Records supplied:
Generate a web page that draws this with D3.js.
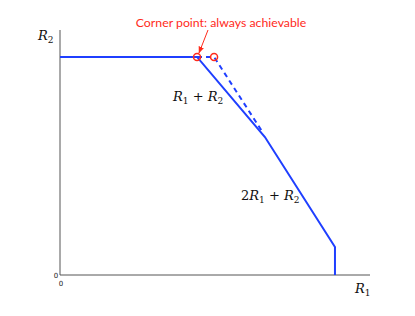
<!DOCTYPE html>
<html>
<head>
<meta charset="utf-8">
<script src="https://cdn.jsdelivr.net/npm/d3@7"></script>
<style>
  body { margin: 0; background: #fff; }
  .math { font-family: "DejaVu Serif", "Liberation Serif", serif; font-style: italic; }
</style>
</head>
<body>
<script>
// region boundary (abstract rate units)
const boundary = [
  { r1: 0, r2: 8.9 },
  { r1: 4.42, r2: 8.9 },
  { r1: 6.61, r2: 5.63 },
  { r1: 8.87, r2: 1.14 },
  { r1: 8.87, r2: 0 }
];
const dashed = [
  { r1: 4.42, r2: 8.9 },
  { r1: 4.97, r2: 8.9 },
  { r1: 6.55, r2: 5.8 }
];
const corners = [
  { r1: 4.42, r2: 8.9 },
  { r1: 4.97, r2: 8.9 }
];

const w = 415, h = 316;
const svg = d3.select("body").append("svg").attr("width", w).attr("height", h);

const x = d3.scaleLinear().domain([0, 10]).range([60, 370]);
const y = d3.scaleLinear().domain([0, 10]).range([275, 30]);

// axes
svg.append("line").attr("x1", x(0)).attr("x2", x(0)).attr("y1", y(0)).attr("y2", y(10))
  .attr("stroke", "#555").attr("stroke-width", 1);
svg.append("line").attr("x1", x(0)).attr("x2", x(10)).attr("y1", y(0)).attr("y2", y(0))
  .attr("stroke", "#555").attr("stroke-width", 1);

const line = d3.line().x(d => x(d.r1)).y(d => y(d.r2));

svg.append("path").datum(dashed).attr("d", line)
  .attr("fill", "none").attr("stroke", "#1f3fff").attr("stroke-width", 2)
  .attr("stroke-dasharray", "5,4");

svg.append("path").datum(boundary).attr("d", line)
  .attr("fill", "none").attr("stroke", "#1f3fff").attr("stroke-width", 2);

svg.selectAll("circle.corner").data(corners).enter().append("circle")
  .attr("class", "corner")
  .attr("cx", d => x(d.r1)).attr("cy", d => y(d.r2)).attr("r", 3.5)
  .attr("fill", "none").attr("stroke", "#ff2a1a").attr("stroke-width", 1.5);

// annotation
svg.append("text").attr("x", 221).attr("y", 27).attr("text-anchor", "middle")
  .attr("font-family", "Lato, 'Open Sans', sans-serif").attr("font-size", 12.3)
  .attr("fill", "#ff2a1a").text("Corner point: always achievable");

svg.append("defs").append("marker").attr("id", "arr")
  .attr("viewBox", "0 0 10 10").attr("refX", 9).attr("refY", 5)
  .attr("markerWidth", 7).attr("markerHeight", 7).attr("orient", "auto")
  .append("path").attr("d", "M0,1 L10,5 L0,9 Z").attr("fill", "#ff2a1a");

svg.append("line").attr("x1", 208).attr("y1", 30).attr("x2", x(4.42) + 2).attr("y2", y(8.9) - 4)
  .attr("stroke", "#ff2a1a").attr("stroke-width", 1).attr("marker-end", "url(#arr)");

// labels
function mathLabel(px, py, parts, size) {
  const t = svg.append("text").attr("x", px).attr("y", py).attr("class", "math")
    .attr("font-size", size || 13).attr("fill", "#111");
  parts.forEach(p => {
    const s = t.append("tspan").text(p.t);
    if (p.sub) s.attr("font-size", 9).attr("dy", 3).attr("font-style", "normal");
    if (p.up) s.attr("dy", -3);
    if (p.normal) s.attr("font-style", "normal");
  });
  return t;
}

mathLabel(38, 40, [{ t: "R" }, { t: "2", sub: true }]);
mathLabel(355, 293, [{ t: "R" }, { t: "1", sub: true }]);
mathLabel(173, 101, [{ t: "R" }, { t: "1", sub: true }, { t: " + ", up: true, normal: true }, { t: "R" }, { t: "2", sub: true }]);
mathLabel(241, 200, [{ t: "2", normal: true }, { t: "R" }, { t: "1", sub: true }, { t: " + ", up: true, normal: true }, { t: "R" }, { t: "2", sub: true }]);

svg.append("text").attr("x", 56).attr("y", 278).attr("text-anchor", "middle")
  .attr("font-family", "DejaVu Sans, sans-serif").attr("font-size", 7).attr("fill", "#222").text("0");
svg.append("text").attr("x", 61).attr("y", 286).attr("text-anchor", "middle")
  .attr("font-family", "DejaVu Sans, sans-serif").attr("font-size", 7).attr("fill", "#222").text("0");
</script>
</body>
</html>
==
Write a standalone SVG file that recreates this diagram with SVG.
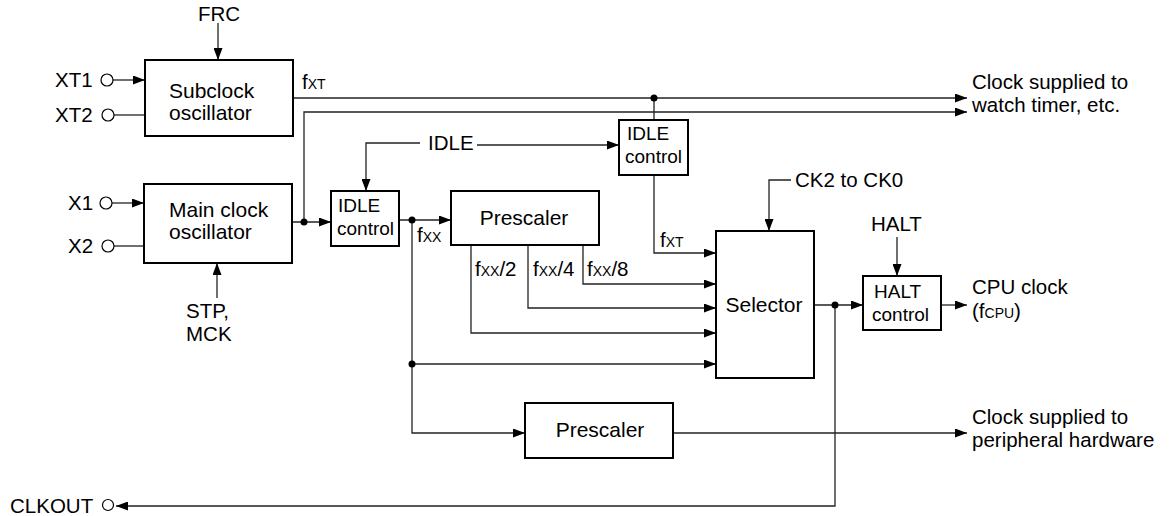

What needs to be done: Every line from the one containing "Generate a web" to the one containing "const line = d3.line().x(d" should be output exactly, both ends included. Nothing else goes in, and no pictures either.

Answer to this exercise:
Generate a web page that draws this with D3.js.
<!DOCTYPE html>
<html>
<head>
<meta charset="utf-8">
<script src="https://cdn.jsdelivr.net/npm/d3@7"></script>
<style>
  body { margin: 0; background: #fff; }
  .math { font-family: "DejaVu Serif", "Liberation Serif", serif; font-style: italic; }
</style>
</head>
<body>
<script>
// region boundary (abstract rate units)
const boundary = [
  { r1: 0, r2: 8.9 },
  { r1: 4.42, r2: 8.9 },
  { r1: 6.61, r2: 5.63 },
  { r1: 8.87, r2: 1.14 },
  { r1: 8.87, r2: 0 }
];
const dashed = [
  { r1: 4.42, r2: 8.9 },
  { r1: 4.97, r2: 8.9 },
  { r1: 6.55, r2: 5.8 }
];
const corners = [
  { r1: 4.42, r2: 8.9 },
  { r1: 4.97, r2: 8.9 }
];

const w = 415, h = 316;
const svg = d3.select("body").append("svg").attr("width", w).attr("height", h);

const x = d3.scaleLinear().domain([0, 10]).range([60, 370]);
const y = d3.scaleLinear().domain([0, 10]).range([275, 30]);

// axes
svg.append("line").attr("x1", x(0)).attr("x2", x(0)).attr("y1", y(0)).attr("y2", y(10))
  .attr("stroke", "#555").attr("stroke-width", 1);
svg.append("line").attr("x1", x(0)).attr("x2", x(10)).attr("y1", y(0)).attr("y2", y(0))
  .attr("stroke", "#555").attr("stroke-width", 1);

const line = d3.line().x(d => x(d.r1)).y(d => y(d.r2));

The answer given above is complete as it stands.